Malgré une politique favorable au développement de l’éolien, l’actuel ministère de la transition écologique et solidaire considère toujours que l’impact paysager est un critère prépondérant dans l’acceptabilité d’un projet éolien, ce qui ne peut objectivement être le cas dans celui porté par EDPR à Bersac-sur-Rivalier, qui va même à l’encontre des recommandations du SRE du Limousin en la matière.

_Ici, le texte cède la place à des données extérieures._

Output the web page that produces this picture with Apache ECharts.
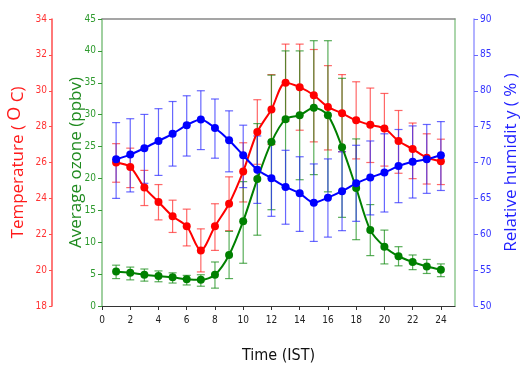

Ce projet est, inversement, un parfait exemple du développement anarchique de l’éolien industriel sur notre territoire.
La mobilisation des associations pour l’enquête publique à venir
Plusieurs associations se mobilisent, dans la perspective de la future enquête publique relative à ce projet, pour faire entendre raison aux autorités et aux élus locaux.
Il faut refuser le sacrifice de nos territoires pour une idéologie imposée à marche forcée et vouée à l’échec, alors qu’il y a beaucoup d’autres alternatives, plus rationnelles, à mettre en place avant d’implanter des éoliennes industrielles en Limousin, en particulier la biomasse, dans cette région à forte activité agricole et sylvicole.
Xavier Martrenchard, pour l’association ADNE87
(1) Le schéma régional éolien du Limousin a été définitivement annulé fin 2016, à la suite de recours d’associations. Il n’a donc plus de valeur juridique et il n’existe plus de zone d’exclusion prédéfinie (chaque projet doit être étudié au cas par cas, quelle que soit le site d’implantation envisagé).